| Exercise inputs |
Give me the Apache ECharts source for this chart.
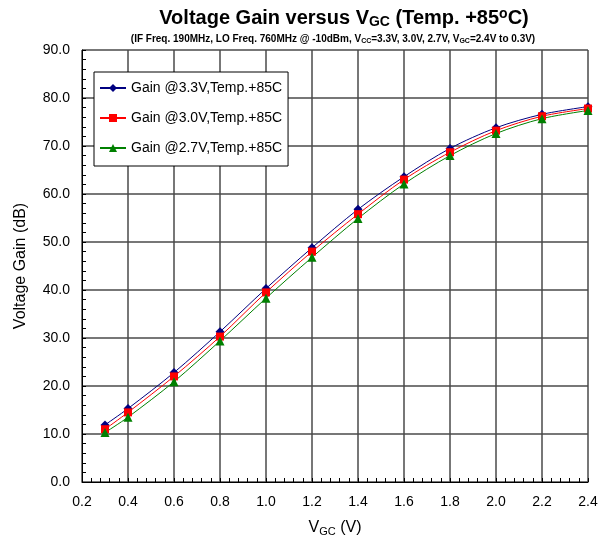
<!DOCTYPE html>
<html>
<head>
<meta charset="utf-8">
<script src="https://cdn.jsdelivr.net/npm/echarts@6/dist/echarts.min.js"></script>
<style>
  html, body { margin: 0; padding: 0; background: #fff; }
  #chart { width: 609px; height: 545px; }
</style>
</head>
<body>
<div id="chart"></div>
<script>
const vgc = [0.3, 0.4, 0.6, 0.8, 1.0, 1.2, 1.4, 1.6, 1.8, 2.0, 2.2, 2.4]
const gain33 = [11.9, 15.3, 22.8, 31.3, 40.3, 48.8, 56.8, 63.6, 69.5, 73.8, 76.6, 78.2]
const gain30 = [11.0, 14.5, 22.0, 30.3, 39.5, 48.0, 55.8, 63.0, 68.7, 73.2, 76.2, 77.8]
const gain27 = [10.3, 13.5, 20.9, 29.4, 38.3, 46.8, 54.9, 62.1, 68.0, 72.6, 75.7, 77.4]
const seriesNames = ['Gain @3.3V,Temp.+85C', 'Gain @3.0V,Temp.+85C', 'Gain @2.7V,Temp.+85C']

const font = 'Liberation Sans, Arial, sans-serif'
const pairs = ys => vgc.map((x, i) => [x, ys[i]])

const chart = echarts.init(document.getElementById('chart'))

function line(name, ys, color, symbol, size) {
    return {
        name: name,
        type: 'line',
        data: pairs(ys),
        smooth: 0.3,
        symbol: symbol,
        symbolSize: size,
        lineStyle: { color: color, width: 1 },
        itemStyle: { color: color },
        emphasis: { disabled: true },
        z: 3,
    }
}

chart.setOption({
    animation: false,
    title: [{
        text: 'Voltage Gain versus V{sub|GC} (Temp. +85{sup|o}C)',
        left: 339,
        top: 2,
        textAlign: 'center',
        textStyle: {
            fontFamily: font,
            fontSize: 20,
            fontWeight: 'bold',
            color: '#000',
            rich: {
                sub: { fontFamily: font, fontSize: 14, fontWeight: 'bold', color: '#000', padding: [8, 0, 0, 0] },
                sup: { fontFamily: font, fontSize: 14, fontWeight: 'bold', color: '#000', padding: [0, 0, 9, 0] },
            },
        },
    }, {
        text: '(IF Freq. 190MHz, LO Freq. 760MHz @ -10dBm, V{sub|CC}=3.3V, 3.0V, 2.7V, V{sub|GC}=2.4V to 0.3V)',
        left: 328,
        top: 29,
        textAlign: 'center',
        textStyle: {
            fontFamily: font,
            fontSize: 10,
            fontWeight: 'bold',
            color: '#000',
            rich: {
                sub: { fontFamily: font, fontSize: 7, fontWeight: 'bold', color: '#000', padding: [4, 0, 0, 0] },
            },
        },
    }],
    legend: {
        left: 94,
        top: 72,
        orient: 'vertical',
        itemGap: 16,
        itemWidth: 26,
        itemHeight: 10,
        padding: [9, 6, 11, 5],
        backgroundColor: '#fff',
        borderColor: '#000',
        borderWidth: 1,
        textStyle: { fontFamily: font, fontSize: 14, color: '#000' },
        data: seriesNames,
    },
    grid: { left: 82, right: 21, top: 50, bottom: 63 },
    xAxis: {
        type: 'value',
        min: 0.2,
        max: 2.4,
        interval: 0.2,
        name: 'V{sub|GC} (V)',
        nameLocation: 'middle',
        nameGap: 37,
        nameTextStyle: {
            fontFamily: font,
            fontSize: 16,
            color: '#000',
            rich: { sub: { fontFamily: font, fontSize: 11, color: '#000', padding: [7, 0, 0, 0] } },
        },
        axisLine: { lineStyle: { color: '#000', width: 1 } },
        axisTick: { inside: true, length: 4, lineStyle: { color: '#000' } },
        minorTick: { show: true, splitNumber: 5, length: 4, lineStyle: { color: '#000' } },
        axisLabel: {
            fontFamily: font, fontSize: 14, color: '#000', margin: 13,
            formatter: v => v.toFixed(1),
        },
        splitLine: { show: true, lineStyle: { color: '#4a4a4a', width: 1.5 } },
    },
    yAxis: {
        type: 'value',
        min: 0,
        max: 90,
        interval: 10,
        name: 'Voltage Gain (dB)',
        nameLocation: 'middle',
        nameGap: 53,
        nameTextStyle: { fontFamily: font, fontSize: 16, color: '#000' },
        axisLine: { show: true, lineStyle: { color: '#000', width: 1 } },
        axisTick: { show: true, inside: true, length: 4, lineStyle: { color: '#000' } },
        minorTick: { show: true, splitNumber: 5, length: 4, lineStyle: { color: '#000' } },
        axisLabel: {
            fontFamily: font, fontSize: 14, color: '#000', margin: 12,
            formatter: v => v.toFixed(1),
        },
        splitLine: { show: true, lineStyle: { color: '#4a4a4a', width: 1.5 } },
    },
    series: [
        line(seriesNames[0], gain33, '#000080', 'diamond', 9),
        line(seriesNames[1], gain30, '#ff0000', 'rect', 8),
        line(seriesNames[2], gain27, '#008000', 'triangle', 9),
    ],
})
</script>
</body>
</html>
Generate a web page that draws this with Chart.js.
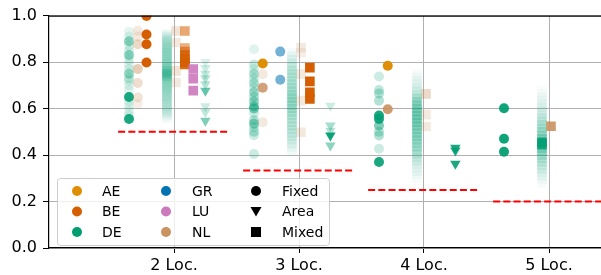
<!DOCTYPE html>
<html>
<head>
<meta charset="utf-8">
<script src="https://cdn.jsdelivr.net/npm/chart.js@4"></script>
<style>
  html, body { margin: 0; padding: 0; background: #fff; }
  canvas { display: block; }
</style>
</head>
<body>
<canvas id="chart" width="601" height="275"></canvas>
<script>
// x categories (number of locations) and their tick labels
const locCounts = [2, 3, 4, 5];
const xTickLabels = ['2 Loc.', '3 Loc.', '4 Loc.', '5 Loc.'];
const yTicks = [0, 0.2, 0.4, 0.6, 0.8, 1.0];

// expected share 1/n, shown as red dashed lines
const baselineShare = [0.5, 0.333, 0.25, 0.2];

// values per location group (2,3,4,5 Loc.) and their weights (read as opacity)
const deFixed = [
  [0.93, 0.91, 0.89, 0.87, 0.85, 0.83, 0.81, 0.79, 0.77, 0.75, 0.73, 0.72, 0.70, 0.68, 0.65, 0.63, 0.61, 0.59, 0.57, 0.555],
  [0.855, 0.79, 0.77, 0.75, 0.73, 0.71, 0.69, 0.67, 0.65, 0.63, 0.61, 0.60, 0.58, 0.55, 0.535, 0.52, 0.50, 0.485, 0.405],
  [0.738, 0.68, 0.665, 0.634, 0.57, 0.555, 0.527, 0.50, 0.484, 0.427, 0.37],
  [0.601, 0.47, 0.414]
];
const deFixedW = [
  [0.1, 0.12, 0.45, 0.15, 0.15, 0.45, 0.15, 0.12, 0.15, 0.4, 0.2, 0.15, 0.12, 0.12, 0.9, 0.15, 0.12, 0.12, 0.15, 0.9],
  [0.12, 0.2, 0.15, 0.3, 0.2, 0.3, 0.2, 0.35, 0.3, 0.4, 0.45, 0.5, 0.2, 0.3, 0.45, 0.2, 0.3, 0.2, 0.2],
  [0.2, 0.25, 0.3, 0.3, 0.9, 0.9, 0.5, 0.3, 0.3, 0.2, 0.9],
  [0.95, 0.95, 0.95]
];
const aeFixed = [[], [0.794], [0.784], []];
const aeFixedW = [[], [1], [1], []];
const nlFixed = [
  [0.935, 0.91, 0.877, 0.77, 0.71, 0.648, 0.62],
  [0.748, 0.69, 0.541],
  [0.597],
  []
];
const nlFixedW = [
  [0.2, 0.2, 0.35, 0.45, 0.3, 0.25, 0.15],
  [0.2, 0.85, 0.2],
  [0.9],
  []
];
const beFixed = [[0.998, 0.919, 0.877, 0.798], [], [], []];
const beFixedW = [[1, 1, 1, 1], [], [], []];
const grFixed = [[], [0.845, 0.724], [], []];
const grFixedW = [[], [0.55, 0.55], [], []];

const deMixed = [
  [0.92, 0.91, 0.90, 0.89, 0.88, 0.87, 0.86, 0.85, 0.84, 0.83, 0.82, 0.81, 0.80, 0.79, 0.78, 0.77, 0.76, 0.75, 0.74, 0.73, 0.72, 0.71, 0.70, 0.69, 0.68, 0.67, 0.66, 0.65, 0.64, 0.63, 0.62, 0.61, 0.60, 0.59, 0.58, 0.57, 0.56],
  [0.84, 0.825, 0.81, 0.795, 0.78, 0.765, 0.75, 0.735, 0.72, 0.705, 0.69, 0.675, 0.66, 0.645, 0.63, 0.615, 0.60, 0.585, 0.57, 0.555, 0.54, 0.525, 0.51, 0.495, 0.48, 0.465, 0.45, 0.435, 0.42],
  [0.75, 0.735, 0.72, 0.705, 0.69, 0.675, 0.66, 0.645, 0.63, 0.615, 0.60, 0.585, 0.57, 0.555, 0.54, 0.525, 0.51, 0.495, 0.48, 0.465, 0.45, 0.435, 0.42, 0.405, 0.39, 0.375, 0.36, 0.345, 0.33, 0.315, 0.30],
  [0.68, 0.665, 0.65, 0.635, 0.62, 0.605, 0.59, 0.575, 0.56, 0.545, 0.53, 0.515, 0.50, 0.485, 0.47, 0.455, 0.445, 0.43, 0.415, 0.40, 0.385, 0.37, 0.355, 0.34, 0.325, 0.31, 0.295, 0.28]
];
const deMixedW = [
  [0.08, 0.1, 0.1, 0.12, 0.12, 0.15, 0.15, 0.15, 0.15, 0.15, 0.15, 0.15, 0.15, 0.15, 0.2, 0.2, 0.3, 0.35, 0.3, 0.2, 0.15, 0.15, 0.15, 0.15, 0.15, 0.12, 0.12, 0.12, 0.12, 0.1, 0.1, 0.1, 0.1, 0.08, 0.08, 0.06, 0.05],
  [0.04, 0.06, 0.08, 0.1, 0.12, 0.14, 0.15, 0.15, 0.15, 0.16, 0.18, 0.18, 0.2, 0.22, 0.22, 0.2, 0.2, 0.18, 0.16, 0.15, 0.15, 0.14, 0.14, 0.12, 0.12, 0.1, 0.08, 0.06, 0.05],
  [0.03, 0.04, 0.05, 0.06, 0.08, 0.1, 0.12, 0.2, 0.25, 0.25, 0.28, 0.3, 0.3, 0.3, 0.3, 0.28, 0.25, 0.25, 0.25, 0.22, 0.2, 0.2, 0.18, 0.15, 0.12, 0.1, 0.08, 0.06, 0.05, 0.04, 0.03],
  [0.02, 0.03, 0.04, 0.05, 0.06, 0.07, 0.08, 0.1, 0.12, 0.14, 0.16, 0.18, 0.2, 0.25, 0.3, 0.95, 0.9, 0.3, 0.25, 0.2, 0.18, 0.15, 0.12, 0.1, 0.08, 0.06, 0.04, 0.03]
];
const nlMixed = [
  [0.934, 0.884, 0.762, 0.712],
  [0.862, 0.84, 0.748, 0.634, 0.498],
  [0.663, 0.574, 0.523],
  [0.524]
];
const nlMixedW = [
  [0.25, 0.2, 0.25, 0.2],
  [0.2, 0.15, 0.2, 0.2, 0.2],
  [0.35, 0.2, 0.2],
  [0.9]
];
const beMixed = [
  [0.934, 0.86, 0.845, 0.83, 0.815, 0.80, 0.79],
  [0.776, 0.717, 0.67, 0.641],
  [],
  []
];
const beMixedW = [
  [0.55, 0.5, 0.6, 0.8, 0.8, 0.9, 0.9],
  [1, 1, 1, 1],
  [],
  []
];
const luMixed = [[0.77, 0.728, 0.677], [], [], []];
const luMixedW = [[0.9, 0.9, 0.9], [], [], []];

const deArea = [
  [0.80, 0.775, 0.75, 0.73, 0.705, 0.677, 0.61, 0.585, 0.548],
  [0.612, 0.527, 0.505, 0.484, 0.441],
  [0.431, 0.42, 0.363],
  []
];
const deAreaW = [
  [0.15, 0.2, 0.25, 0.3, 0.3, 0.6, 0.2, 0.25, 0.5],
  [0.2, 0.35, 0.3, 0.95, 0.45],
  [0.9, 0.9, 0.9],
  []
];

// styling
const countryColors = {
  AE: '#de8f05', BE: '#d55e00', DE: '#029e73',
  GR: '#0173b2', LU: '#cc78bc', NL: '#ca9161'
};
const typeStyle = {
  Fixed: { pointStyle: 'circle', radius: 5, rotation: 0 },
  Area: { pointStyle: 'triangle', radius: 6, rotation: 180 },
  Mixed: { pointStyle: 'rect', radius: 6.8, rotation: 0 }
};
// horizontal shift of each column inside a location group
const columnShift = {
  Fixed: { DE: -0.36, AE: -0.29, NL: -0.29, BE: -0.22, GR: -0.15 },
  Mixed: { DE: -0.056, NL: 0.016, BE: 0.087, LU: 0.154 },
  Area: { DE: 0.251 }
};
const baselineHalfWidth = 0.447;

const series = [
  { country: 'DE', type: 'Fixed', values: deFixed, weights: deFixedW },
  { country: 'NL', type: 'Fixed', values: nlFixed, weights: nlFixedW },
  { country: 'AE', type: 'Fixed', values: aeFixed, weights: aeFixedW },
  { country: 'BE', type: 'Fixed', values: beFixed, weights: beFixedW },
  { country: 'GR', type: 'Fixed', values: grFixed, weights: grFixedW },
  { country: 'DE', type: 'Mixed', values: deMixed, weights: deMixedW },
  { country: 'NL', type: 'Mixed', values: nlMixed, weights: nlMixedW },
  { country: 'BE', type: 'Mixed', values: beMixed, weights: beMixedW },
  { country: 'LU', type: 'Mixed', values: luMixed, weights: luMixedW },
  { country: 'DE', type: 'Area', values: deArea, weights: deAreaW }
];

function rgba(hex, a) {
  const n = parseInt(hex.slice(1), 16);
  return `rgba(${(n >> 16) & 255}, ${(n >> 8) & 255}, ${n & 255}, ${a})`;
}

const datasets = [];

// red dashed 1/n lines
locCounts.forEach((loc, i) => {
  datasets.push({
    type: 'line',
    data: [
      { x: loc - baselineHalfWidth, y: baselineShare[i] },
      { x: loc + baselineHalfWidth, y: baselineShare[i] }
    ],
    borderColor: '#ff0000',
    borderWidth: 2,
    borderDash: [7, 3.2],
    pointRadius: 0,
    fill: false
  });
});

// scatter columns (later in list = drawn first)
series.slice().reverse().forEach(s => {
  const pts = [];
  const colors = [];
  s.values.forEach((vals, i) => {
    vals.forEach((v, j) => {
      pts.push({ x: locCounts[i] + columnShift[s.type][s.country], y: v });
      colors.push(rgba(countryColors[s.country], s.weights[i][j]));
    });
  });
  const st = typeStyle[s.type];
  datasets.push({
    type: 'scatter',
    data: pts,
    pointBackgroundColor: colors,
    pointBorderWidth: 0,
    pointBorderColor: 'rgba(0,0,0,0)',
    pointRadius: st.radius,
    pointStyle: st.pointStyle,
    pointRotation: st.rotation
  });
});

const legendCountries = [['AE', 'BE', 'DE'], ['GR', 'LU', 'NL']];
const legendTypes = ['Fixed', 'Area', 'Mixed'];

const boxLegend = {
  id: 'boxLegend',
  afterDatasetsDraw(chart) {
    const ctx = chart.ctx;
    const area = chart.chartArea;
    ctx.save();
    // top spine
    ctx.strokeStyle = '#000';
    ctx.lineWidth = 1.2;
    ctx.beginPath();
    ctx.moveTo(area.left, area.top + 0.5);
    ctx.lineTo(area.right, area.top + 0.5);
    ctx.stroke();

    // legend frame
    const bx = 57.5, by = 178.5, bw = 272, bh = 67, r = 3;
    ctx.beginPath();
    ctx.moveTo(bx + r, by);
    ctx.arcTo(bx + bw, by, bx + bw, by + bh, r);
    ctx.arcTo(bx + bw, by + bh, bx, by + bh, r);
    ctx.arcTo(bx, by + bh, bx, by, r);
    ctx.arcTo(bx, by, bx + bw, by, r);
    ctx.closePath();
    ctx.fillStyle = 'rgba(255,255,255,0.8)';
    ctx.fill();
    ctx.strokeStyle = '#cccccc';
    ctx.lineWidth = 1;
    ctx.stroke();

    const rows = [191, 211.5, 232];
    const markerX = [77, 166, 256];
    const textX = [102, 192, 282];
    ctx.font = '14px "DejaVu Sans"';
    ctx.textBaseline = 'middle';
    ctx.textAlign = 'left';

    legendCountries.forEach((col, c) => {
      col.forEach((country, k) => {
        ctx.fillStyle = countryColors[country];
        ctx.beginPath();
        ctx.arc(markerX[c], rows[k], 5, 0, Math.PI * 2);
        ctx.fill();
        ctx.fillStyle = '#000';
        ctx.fillText(country, textX[c], rows[k] + 1);
      });
    });

    legendTypes.forEach((t, k) => {
      const x = markerX[2], y = rows[k];
      ctx.fillStyle = '#000';
      ctx.beginPath();
      if (t === 'Fixed') {
        ctx.arc(x, y, 5, 0, Math.PI * 2);
      } else if (t === 'Area') {
        ctx.moveTo(x - 5.5, y - 4.5);
        ctx.lineTo(x + 5.5, y - 4.5);
        ctx.lineTo(x, y + 5);
        ctx.closePath();
      } else {
        ctx.rect(x - 5, y - 5, 10, 10);
      }
      ctx.fill();
      ctx.fillText(t, textX[2], y + 1);
    });
    ctx.restore();
  }
};

new Chart(document.getElementById('chart').getContext('2d'), {
  type: 'scatter',
  data: { datasets },
  options: {
    responsive: false,
    animation: false,
    events: [],
    layout: { padding: { top: 14, left: 0, right: 0, bottom: 0 }, autoPadding: false },
    plugins: { legend: { display: false }, tooltip: { enabled: false } },
    scales: {
      x: {
        type: 'linear',
        min: 1,
        max: 5.416,
        afterBuildTicks: scale => { scale.ticks = locCounts.map(v => ({ value: v })); },
        afterFit: scale => { scale.height = 27; },
        ticks: {
          color: '#000',
          font: { family: 'DejaVu Sans', size: 16 },
          padding: 3,
          maxRotation: 0,
          callback: v => xTickLabels[locCounts.indexOf(v)]
        },
        grid: { color: '#b0b0b0', lineWidth: 1, tickColor: '#000', tickLength: 5, tickWidth: 1 },
        border: { color: '#000', width: 1.2 }
      },
      y: {
        min: 0,
        max: 1,
        afterBuildTicks: scale => { scale.ticks = yTicks.map(v => ({ value: v })); },
        afterFit: scale => { scale.width = 49; },
        ticks: {
          color: '#000',
          font: { family: 'DejaVu Sans', size: 16 },
          padding: 6,
          callback: v => v.toFixed(1)
        },
        grid: { color: '#b0b0b0', lineWidth: 1, tickColor: '#000', tickLength: 6, tickWidth: 1 },
        border: { color: '#000', width: 1.2 }
      }
    }
  },
  plugins: [boxLegend]
});
</script>
</body>
</html>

| What is required |
Using the entries above, extract exactly the lines from the one that contains "Generate a web" through the one that contains "const baselineShare = [0.5, 0.333, 0.25, 0.2];". Do not carry over any pictures.

| Finished task |
Generate a web page that draws this with Chart.js.
<!DOCTYPE html>
<html>
<head>
<meta charset="utf-8">
<script src="https://cdn.jsdelivr.net/npm/chart.js@4"></script>
<style>
  html, body { margin: 0; padding: 0; background: #fff; }
  canvas { display: block; }
</style>
</head>
<body>
<canvas id="chart" width="601" height="275"></canvas>
<script>
// x categories (number of locations) and their tick labels
const locCounts = [2, 3, 4, 5];
const xTickLabels = ['2 Loc.', '3 Loc.', '4 Loc.', '5 Loc.'];
const yTicks = [0, 0.2, 0.4, 0.6, 0.8, 1.0];

// expected share 1/n, shown as red dashed lines
const baselineShare = [0.5, 0.333, 0.25, 0.2];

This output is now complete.